• _OBJECTIVE_:
In your copy, leave out the pictures; write out all the data exactly.

* begin *

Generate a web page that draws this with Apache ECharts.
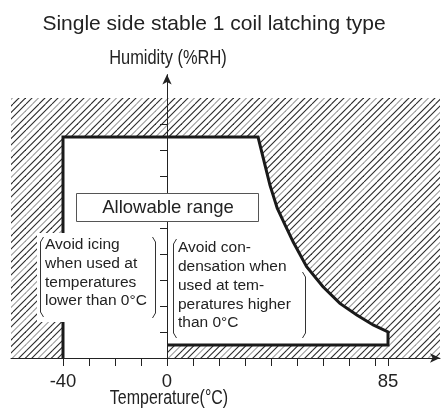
<!DOCTYPE html>
<html>
<head>
<meta charset="utf-8">
<script src="https://cdn.jsdelivr.net/npm/echarts@6/dist/echarts.min.js"></script>
<style>
html,body{margin:0;padding:0;background:#fff;}
#c{width:441px;height:415px;}
</style>
</head>
<body>
<div id="c"></div>
<script>
// ---- data ----
const titleText = 'Single side stable 1 coil latching type';
const xName = 'Temperature(°C)';
const yName = 'Humidity (%RH)';
const xTickValues = [-40, -30, -20, -10, 0, 10, 20, 30, 40, 50, 60, 70, 80, 85];
const xLabelValues = [-40, 0, 85];
const yTickValues = [10, 20, 30, 40, 50, 60, 70, 80, 90];
const yLabelValues = [5, 85];
const hatchTemp = [-60, 105];
const hatchHum = [0, 100];
// boundary of the allowable range (temperature °C, humidity %RH)
const boundaryTemp = [0, 85, 85, 79.3, 73, 66.5, 60, 53.7, 48.6, 45.4, 42.4, 39.6, 37, 35, -40, -40];
const boundaryHum  = [5, 5, 10, 12.7, 16.5, 21, 27.4, 35.1, 44.5, 51.2, 57.6, 66.5, 77, 85, 85, 0];
const fillCloseTemp = [0];
const fillCloseHum = [0];
const rangeLabel = 'Allowable range';
const iceLines = ['Avoid icing', 'when used at', 'temperatures', 'lower than 0°C'];
const condLines = ['Avoid con-', 'densation when', 'used at tem-', 'peratures higher', 'than 0°C'];

// ---- hatch pattern ----
function makeHatch() {
  const S = 26, s = 6.5;
  const cv = document.createElement('canvas');
  cv.width = S; cv.height = S;
  const ctx = cv.getContext('2d');
  ctx.fillStyle = '#fff';
  ctx.fillRect(0, 0, S, S);
  ctx.lineWidth = 1.1;
  for (let k = -4; k <= 4; k++) {
    const c = k * s;
    const m = ((k % 4) + 4) % 4;
    ctx.strokeStyle = m === 1 ? '#a0a0a0' : '#2a2a2a';
    ctx.beginPath();
    ctx.moveTo(c, S);
    ctx.lineTo(c + S, 0);
    ctx.stroke();
  }
  return cv;
}
const hatchCanvas = makeHatch();

const regular = "'Liberation Sans', Arial, sans-serif";
const ink = '#222';

const boundary = boundaryTemp.map((t, i) => [t, boundaryHum[i]]);
const fillPts = boundary.concat(fillCloseTemp.map((t, i) => [t, fillCloseHum[i]]));

const chart = echarts.init(document.getElementById('c'), null, {renderer: 'canvas'});

const option = {
  animation: false,
  backgroundColor: '#fff',
  grid: {left: 11, right: 1, top: 74.6, bottom: 57, containLabel: false, outerBoundsMode: 'none'},
  xAxis: {
    type: 'value', min: -60, max: 105, z: 10,
    axisLine: {onZero: false, lineStyle: {color: ink, width: 1}, symbol: ['none', 'arrow'], symbolSize: [7, 10]},
    axisTick: {show: true, length: 8, customValues: xTickValues, lineStyle: {color: ink}},
    axisLabel: {customValues: xLabelValues, margin: 14, color: ink, fontSize: 18.5, fontFamily: regular},
    splitLine: {show: false}
  },
  yAxis: {
    type: 'value', min: 0, max: 109, z: 10,
    axisLine: {onZero: true, lineStyle: {color: ink, width: 1}, symbol: ['none', 'arrow'], symbolSize: [7, 10]},
    axisTick: {show: true, length: 7, customValues: yTickValues, lineStyle: {color: ink}},
    axisLabel: {customValues: yLabelValues, margin: 11, color: ink, fontSize: 18.5, fontFamily: regular,
      formatter: v => v === 85 ? '{d|85}' : String(v),
      rich: {d: {fontSize: 18.5, fontFamily: regular, color: ink, padding: [30, 0, 0, 0]}}},
    splitLine: {show: false}
  },
  series: [
    {
      type: 'custom', z: 1, silent: true,
      data: [[hatchTemp[0], hatchHum[0], hatchTemp[1], hatchHum[1]]],
      renderItem: (params, api) => {
        const p1 = api.coord([api.value(0), api.value(3)]);
        const p2 = api.coord([api.value(2), api.value(1)]);
        return {type: 'rect', shape: {x: p1[0], y: p1[1], width: p2[0] - p1[0], height: p2[1] - p1[1]},
          style: {fill: {image: hatchCanvas, repeat: 'repeat'}}};
      }
    },
    {
      type: 'custom', z: 2, silent: true,
      data: fillPts,
      renderItem: (params, api) => {
        if (params.dataIndex !== 0) return null;
        const pts = fillPts.map(p => api.coord(p));
        return {type: 'polygon', shape: {points: pts}, style: {fill: '#fff', stroke: null}};
      }
    },
    {
      type: 'line', z: 5, data: boundary, symbol: 'none', silent: true,
      lineStyle: {color: '#1a1a1a', width: 3, join: 'miter'}
    }
  ]
};
chart.setOption(option);

// annotations
function bracket(x, top, bottom, dir) {
  const d = 3 * dir;
  return {type: 'polyline', z: 100, silent: true,
    shape: {points: [[x + d, top], [x, top + 5], [x, bottom - 5], [x + d, bottom]]},
    style: {stroke: '#333', lineWidth: 1, fill: null}};
}
const g = [];
g.push({type: 'text', z: 100, x: 214, y: 24,
  style: {text: titleText, font: '21px ' + regular, fill: ink, align: 'center', verticalAlign: 'middle'}});
// axis names (condensed look)
g.push({type: 'text', z: 100, x: 168, y: 58, scaleX: 0.8,
  style: {text: yName, font: '20.5px ' + regular, fill: ink, align: 'center', verticalAlign: 'middle'}});
g.push({type: 'text', z: 100, x: 169, y: 398, scaleX: 0.78,
  style: {text: xName, font: '20.5px ' + regular, fill: ink, align: 'center', verticalAlign: 'middle'}});
// allowable range box
g.push({type: 'rect', z: 100, shape: {x: 76.5, y: 193.5, width: 182, height: 28},
  style: {fill: '#fff', stroke: '#555', lineWidth: 1}});
g.push({type: 'text', z: 101, x: 168, y: 208,
  style: {text: rangeLabel, font: '18.5px ' + regular, fill: ink, align: 'center', verticalAlign: 'middle'}});
// icing block
g.push({type: 'rect', z: 100, shape: {x: 37, y: 233, width: 121, height: 89}, style: {fill: '#fff'}});
iceLines.forEach((t, i) => g.push({type: 'text', z: 101, x: 45, y: 245 + i * 18.7,
  style: {text: t, font: '15.5px ' + regular, fill: ink, align: 'left', verticalAlign: 'middle'}}));
g.push(bracket(40.5, 237, 317, 1));
g.push(bracket(155.5, 237, 318, -1));
// condensation block
condLines.forEach((t, i) => g.push({type: 'text', z: 101, x: 178, y: 248 + i * 18.8,
  style: {text: t, font: '15.5px ' + regular, fill: ink, align: 'left', verticalAlign: 'middle'}}));
g.push(bracket(173.5, 239, 338, 1));
g.push(bracket(305.5, 272, 338, -1));
chart.setOption({graphic: g});
</script>
</body>
</html>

* end *

• _RESPONSE TO THE TASK_:
Generate a web page that draws this with Apache ECharts.
<!DOCTYPE html>
<html>
<head>
<meta charset="utf-8">
<script src="https://cdn.jsdelivr.net/npm/echarts@6/dist/echarts.min.js"></script>
<style>
html,body{margin:0;padding:0;background:#fff;}
#c{width:441px;height:415px;}
</style>
</head>
<body>
<div id="c"></div>
<script>
// ---- data ----
const titleText = 'Single side stable 1 coil latching type';
const xName = 'Temperature(°C)';
const yName = 'Humidity (%RH)';
const xTickValues = [-40, -30, -20, -10, 0, 10, 20, 30, 40, 50, 60, 70, 80, 85];
const xLabelValues = [-40, 0, 85];
const yTickValues = [10, 20, 30, 40, 50, 60, 70, 80, 90];
const yLabelValues = [5, 85];
const hatchTemp = [-60, 105];
const hatchHum = [0, 100];
// boundary of the allowable range (temperature °C, humidity %RH)
const boundaryTemp = [0, 85, 85, 79.3, 73, 66.5, 60, 53.7, 48.6, 45.4, 42.4, 39.6, 37, 35, -40, -40];
const boundaryHum  = [5, 5, 10, 12.7, 16.5, 21, 27.4, 35.1, 44.5, 51.2, 57.6, 66.5, 77, 85, 85, 0];
const fillCloseTemp = [0];
const fillCloseHum = [0];
const rangeLabel = 'Allowable range';
const iceLines = ['Avoid icing', 'when used at', 'temperatures', 'lower than 0°C'];
const condLines = ['Avoid con-', 'densation when', 'used at tem-', 'peratures higher', 'than 0°C'];

// ---- hatch pattern ----
function makeHatch() {
  const S = 26, s = 6.5;
  const cv = document.createElement('canvas');
  cv.width = S; cv.height = S;
  const ctx = cv.getContext('2d');
  ctx.fillStyle = '#fff';
  ctx.fillRect(0, 0, S, S);
  ctx.lineWidth = 1.1;
  for (let k = -4; k <= 4; k++) {
    const c = k * s;
    const m = ((k % 4) + 4) % 4;
    ctx.strokeStyle = m === 1 ? '#a0a0a0' : '#2a2a2a';
    ctx.beginPath();
    ctx.moveTo(c, S);
    ctx.lineTo(c + S, 0);
    ctx.stroke();
  }
  return cv;
}
const hatchCanvas = makeHatch();

const regular = "'Liberation Sans', Arial, sans-serif";
const ink = '#222';

const boundary = boundaryTemp.map((t, i) => [t, boundaryHum[i]]);
const fillPts = boundary.concat(fillCloseTemp.map((t, i) => [t, fillCloseHum[i]]));

const chart = echarts.init(document.getElementById('c'), null, {renderer: 'canvas'});

const option = {
  animation: false,
  backgroundColor: '#fff',
  grid: {left: 11, right: 1, top: 74.6, bottom: 57, containLabel: false, outerBoundsMode: 'none'},
  xAxis: {
    type: 'value', min: -60, max: 105, z: 10,
    axisLine: {onZero: false, lineStyle: {color: ink, width: 1}, symbol: ['none', 'arrow'], symbolSize: [7, 10]},
    axisTick: {show: true, length: 8, customValues: xTickValues, lineStyle: {color: ink}},
    axisLabel: {customValues: xLabelValues, margin: 14, color: ink, fontSize: 18.5, fontFamily: regular},
    splitLine: {show: false}
  },
  yAxis: {
    type: 'value', min: 0, max: 109, z: 10,
    axisLine: {onZero: true, lineStyle: {color: ink, width: 1}, symbol: ['none', 'arrow'], symbolSize: [7, 10]},
    axisTick: {show: true, length: 7, customValues: yTickValues, lineStyle: {color: ink}},
    axisLabel: {customValues: yLabelValues, margin: 11, color: ink, fontSize: 18.5, fontFamily: regular,
      formatter: v => v === 85 ? '{d|85}' : String(v),
      rich: {d: {fontSize: 18.5, fontFamily: regular, color: ink, padding: [30, 0, 0, 0]}}},
    splitLine: {show: false}
  },
  series: [
    {
      type: 'custom', z: 1, silent: true,
      data: [[hatchTemp[0], hatchHum[0], hatchTemp[1], hatchHum[1]]],
      renderItem: (params, api) => {
        const p1 = api.coord([api.value(0), api.value(3)]);
        const p2 = api.coord([api.value(2), api.value(1)]);
        return {type: 'rect', shape: {x: p1[0], y: p1[1], width: p2[0] - p1[0], height: p2[1] - p1[1]},
          style: {fill: {image: hatchCanvas, repeat: 'repeat'}}};
      }
    },
    {
      type: 'custom', z: 2, silent: true,
      data: fillPts,
      renderItem: (params, api) => {
        if (params.dataIndex !== 0) return null;
        const pts = fillPts.map(p => api.coord(p));
        return {type: 'polygon', shape: {points: pts}, style: {fill: '#fff', stroke: null}};
      }
    },
    {
      type: 'line', z: 5, data: boundary, symbol: 'none', silent: true,
      lineStyle: {color: '#1a1a1a', width: 3, join: 'miter'}
    }
  ]
};
chart.setOption(option);

// annotations
function bracket(x, top, bottom, dir) {
  const d = 3 * dir;
  return {type: 'polyline', z: 100, silent: true,
    shape: {points: [[x + d, top], [x, top + 5], [x, bottom - 5], [x + d, bottom]]},
    style: {stroke: '#333', lineWidth: 1, fill: null}};
}
const g = [];
g.push({type: 'text', z: 100, x: 214, y: 24,
  style: {text: titleText, font: '21px ' + regular, fill: ink, align: 'center', verticalAlign: 'middle'}});
// axis names (condensed look)
g.push({type: 'text', z: 100, x: 168, y: 58, scaleX: 0.8,
  style: {text: yName, font: '20.5px ' + regular, fill: ink, align: 'center', verticalAlign: 'middle'}});
g.push({type: 'text', z: 100, x: 169, y: 398, scaleX: 0.78,
  style: {text: xName, font: '20.5px ' + regular, fill: ink, align: 'center', verticalAlign: 'middle'}});
// allowable range box
g.push({type: 'rect', z: 100, shape: {x: 76.5, y: 193.5, width: 182, height: 28},
  style: {fill: '#fff', stroke: '#555', lineWidth: 1}});
g.push({type: 'text', z: 101, x: 168, y: 208,
  style: {text: rangeLabel, font: '18.5px ' + regular, fill: ink, align: 'center', verticalAlign: 'middle'}});
// icing block
g.push({type: 'rect', z: 100, shape: {x: 37, y: 233, width: 121, height: 89}, style: {fill: '#fff'}});
iceLines.forEach((t, i) => g.push({type: 'text', z: 101, x: 45, y: 245 + i * 18.7,
  style: {text: t, font: '15.5px ' + regular, fill: ink, align: 'left', verticalAlign: 'middle'}}));
g.push(bracket(40.5, 237, 317, 1));
g.push(bracket(155.5, 237, 318, -1));
// condensation block
condLines.forEach((t, i) => g.push({type: 'text', z: 101, x: 178, y: 248 + i * 18.8,
  style: {text: t, font: '15.5px ' + regular, fill: ink, align: 'left', verticalAlign: 'middle'}}));
g.push(bracket(173.5, 239, 338, 1));
g.push(bracket(305.5, 272, 338, -1));
chart.setOption({graphic: g});
</script>
</body>
</html>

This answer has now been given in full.